Brief:
Below are some records. Copy every line in them that holds "with".

[Charts and diagrams as code]
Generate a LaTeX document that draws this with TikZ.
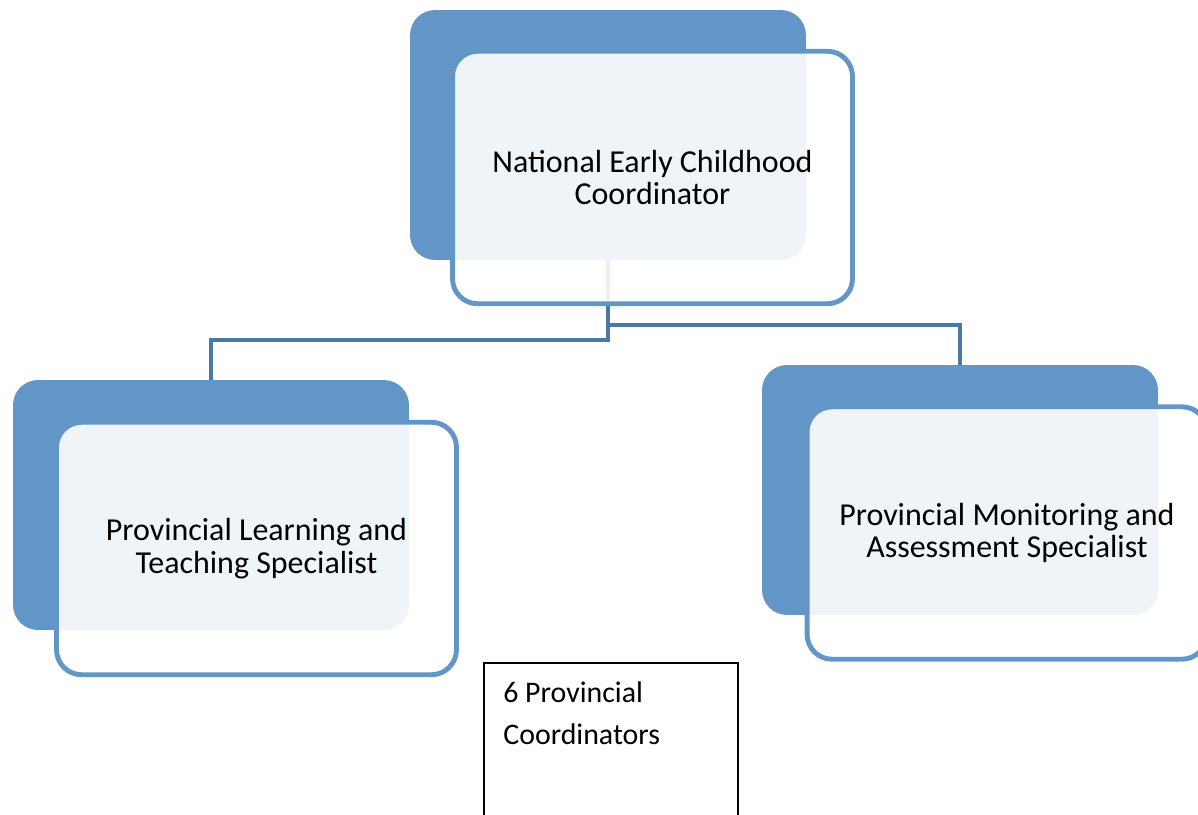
\documentclass[tikz,border=0pt]{standalone}
\usepackage{fontspec}
\setmainfont{Carlito}

\definecolor{unitblue}{RGB}{97,150,199}
\definecolor{linkblue}{RGB}{74,121,168}

\tikzset{
  backbox/.style={rectangle, rounded corners=0.5cm, fill=unitblue,
    minimum width=7.92cm, minimum height=5cm, inner sep=0pt},
  frontbox/.style={rectangle, rounded corners=0.5cm, draw=unitblue, line width=2.8pt,
    fill=white, fill opacity=0.9, text opacity=1, text=black,
    minimum width=8cm, minimum height=5.05cm, inner sep=0pt,
    align=center, font=\fontsize{18.2}{18.5}\selectfont},
  link/.style={draw=linkblue, line width=2.8pt},
  listbox/.style={draw=black, line width=1.1pt}
}

\begin{document}
\begin{tikzpicture}[x=0.02cm, y=-0.02cm]

    \useasboundingbox (0,0) rectangle (1198,815);

    % Solid blue backs
    \node[backbox] (natback) at (608,135) {};
    \node[backbox] (ltsback) at (211,505) {};
    \node[backbox] (masback) at (960,490) {};

    % Elbow connectors
    \coordinate (lbend) at (0,340);
    \coordinate (rbend) at (0,325);
    \draw[link] (natback.south) -- (natback.south |- lbend) -| (ltsback.north);
    \draw[link] (natback.south) -- (natback.south |- rbend) -| (masback.north);

    % Outlined fronts with the titles
    \node[frontbox] (nat) at (652.5,177.5) {National Early Childhood\\Coordinator};
    \node[frontbox] (lts) at (256.5,548.5) {Provincial Learning and\\Teaching Specialist};
    \node[frontbox] (mas) at (1007,533) {Provincial Monitoring and\\Assessment Specialist};

    % Coordinators box
    \draw[listbox] (484,663) rectangle (738,840);
    \node[anchor=north west, inner sep=0pt, align=left,
      font=\fontsize{17}{24}\selectfont] (pc) at (503,681) {6 Provincial\\Coordinators};

\end{tikzpicture}
\end{document}
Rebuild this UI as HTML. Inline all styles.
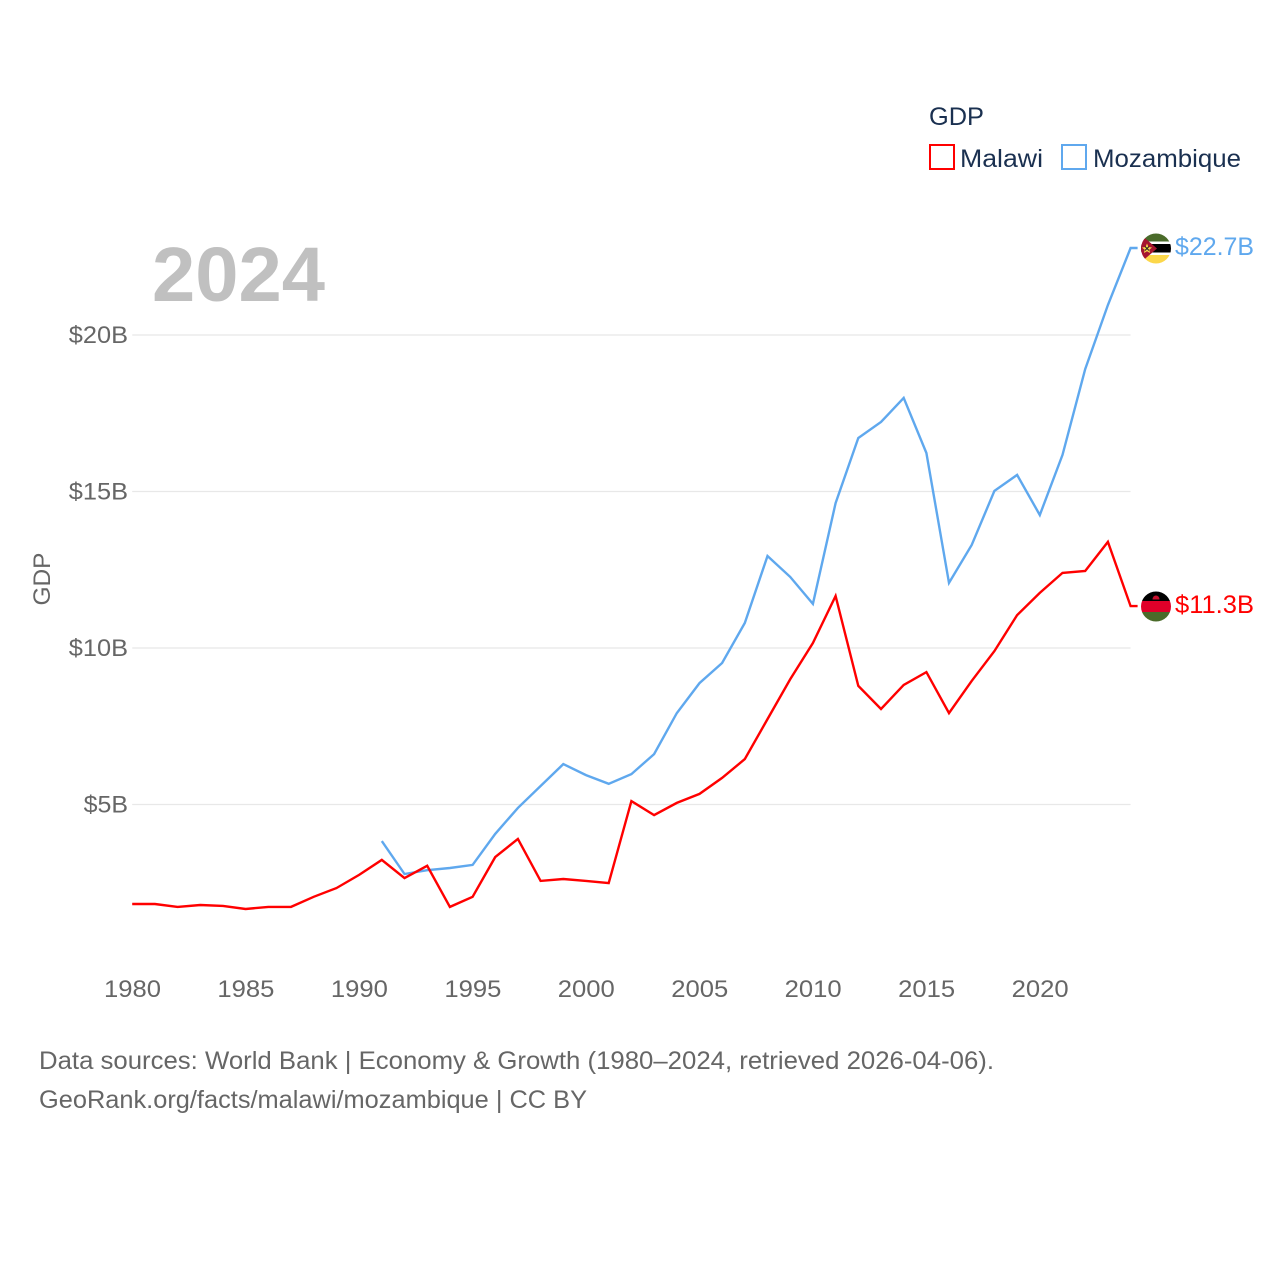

Complete response:
Generate a LaTeX document that draws this with TikZ.
    % Outlined fronts with the titles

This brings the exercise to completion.